Friday, 24 October 2014

Sekolah Negeri Harus Bebas Simbol Agama



Kegembiraan memiliki presiden dan wa­kil presiden pilihan rakyat, Joko Widodo dan Jusuf Kalla, yang dilantik Senin (20/10), dibarengi dengan harapan besar seluruh rakyat. Dari dunia pendidikan, sebagian kalangan berharap di masa pemerintahannya, Jokowi-JK memerhatikan pendidikan keberagaman.

“Saya berharap presiden menetapkan menteri pendidik­an dan kebudayaan (mendikbud) yang memperlihatkan keberpihakannya pada keberagaman,” ujar Henny Supolo Sitepu kepada SH, Senin (20/10).

Pendiri Yayasan Cahaya Guru ini mengatakan, keberpihakan terhadap keberagaman harus tampak melalui kebijakan dan peraturan yang ditetapkan. Mendikbud baru, menurut Henny, antara lain harus dapat mengevaluasi berbagai fakta di lapangan yang menunjukkan praktik-praktik pendidikan yang tidak sesuai kebinekaan.

“Mendikbud harus me­netapkan peraturan untuk memastikan pelaksanaan penghargaan terhadap kebinekaan menjadi praktik keseharian,” tutur anggota Dewan Pertimbangan Federasi Serikat Guru Indonesia (FSGI).

Menurut Henny, mendikbud mendatang juga harus memastikan visi keragaman dimiliki setiap pejabat di Kemendikbud.

Apabila ada pihak-pihak yang dalam menjalan­kan tugas mereka tidak dapat merefleksikan kebijakan dan peraturan keberagaman, sebaiknya segera diganti.

Pengamat pendidikan, Doni Koesoema Albertus, dalam sebuah kesempatan mengatakan, selama ini spirit keragaman di sekolah diterjemahkan secara salah kaprah. Keragaman hanya pada ke­giatan bersama, siswa muslim berkumpul dengan sesama muslim, siswa Kristen dengan sesama siswa Kristen, dan se­terusnya.

Seharusnya, dikembangkan sedemikian rupa se­hingga dapat mengembangkan hubungan antarsiswa yang saling berbeda.

“Masing-masing siswa yang berbeda agama tidak pernah ‘berkomunikasi’,” kata Doni.

Seluruh siswa perlu dilatih menghormati perbedaan antara satu dengan yang lainnya, termasuk perbedaan agama.
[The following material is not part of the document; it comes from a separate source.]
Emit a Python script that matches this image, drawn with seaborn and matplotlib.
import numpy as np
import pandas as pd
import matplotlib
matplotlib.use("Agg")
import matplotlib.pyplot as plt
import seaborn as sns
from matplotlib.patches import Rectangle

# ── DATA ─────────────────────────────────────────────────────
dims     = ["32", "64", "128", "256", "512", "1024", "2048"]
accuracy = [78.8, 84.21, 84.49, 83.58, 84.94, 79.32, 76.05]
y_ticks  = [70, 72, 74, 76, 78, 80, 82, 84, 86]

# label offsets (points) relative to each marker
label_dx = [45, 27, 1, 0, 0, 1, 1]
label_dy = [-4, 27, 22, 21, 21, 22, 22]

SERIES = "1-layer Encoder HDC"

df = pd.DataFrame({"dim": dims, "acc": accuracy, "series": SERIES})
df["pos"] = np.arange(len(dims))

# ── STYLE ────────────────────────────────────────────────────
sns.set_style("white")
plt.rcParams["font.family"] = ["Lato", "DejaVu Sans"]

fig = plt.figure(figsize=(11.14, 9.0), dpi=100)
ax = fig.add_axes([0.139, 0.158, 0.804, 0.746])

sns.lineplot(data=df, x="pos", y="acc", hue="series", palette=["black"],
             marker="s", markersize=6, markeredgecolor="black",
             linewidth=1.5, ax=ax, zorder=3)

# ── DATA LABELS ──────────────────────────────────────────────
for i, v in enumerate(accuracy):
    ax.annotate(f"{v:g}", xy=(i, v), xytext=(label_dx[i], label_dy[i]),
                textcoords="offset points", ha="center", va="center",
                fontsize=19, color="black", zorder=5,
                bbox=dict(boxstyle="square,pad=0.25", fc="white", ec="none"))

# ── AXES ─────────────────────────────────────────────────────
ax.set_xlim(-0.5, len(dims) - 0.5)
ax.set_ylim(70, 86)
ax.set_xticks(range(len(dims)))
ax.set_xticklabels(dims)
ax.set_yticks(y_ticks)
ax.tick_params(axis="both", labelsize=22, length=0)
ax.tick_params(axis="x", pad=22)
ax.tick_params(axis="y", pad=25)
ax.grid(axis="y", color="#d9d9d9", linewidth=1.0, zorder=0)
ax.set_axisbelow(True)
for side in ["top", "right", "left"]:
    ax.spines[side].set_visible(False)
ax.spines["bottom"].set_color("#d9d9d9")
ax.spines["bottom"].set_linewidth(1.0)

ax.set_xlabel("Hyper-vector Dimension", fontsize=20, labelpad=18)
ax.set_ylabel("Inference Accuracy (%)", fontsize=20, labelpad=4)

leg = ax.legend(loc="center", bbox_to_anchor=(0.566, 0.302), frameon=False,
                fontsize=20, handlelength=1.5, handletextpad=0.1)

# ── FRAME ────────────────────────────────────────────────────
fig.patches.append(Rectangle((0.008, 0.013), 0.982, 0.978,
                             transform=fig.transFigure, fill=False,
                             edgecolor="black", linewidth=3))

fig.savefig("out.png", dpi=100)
Menurut Doni, pendidikan keberagaman terkendala kesulitan berdialog tentang agama masing-masing dengan pihak lain. Pasalnya, perbedaan keyakinan seolah-olah menjadi halangan untuk menghakimi orang lain. Keyakinan yang berbeda-beda tersebut justru menghalangi untuk bekerja sama.

“Kita tidak bisa menghakimi satu sama lain karena masing-masing sama-sama yakin. Namun yang jadi masalah kita, saat ini apakah keyakin­an yang kita miliki jadi halangan untuk bekerja sama?” ucap Doni.

Ia mengharapkan sema­ngat kebinekaan yang diusung Proklamator Negara Kesatuan Republik Indonesia (NKRI) Soekarno-Hatta kembali menjadi semangat bangsa ini. “Kebinekaan jangan lagi dipertentangkan dengan ma­yoritas-minoritas,” ujar Doni.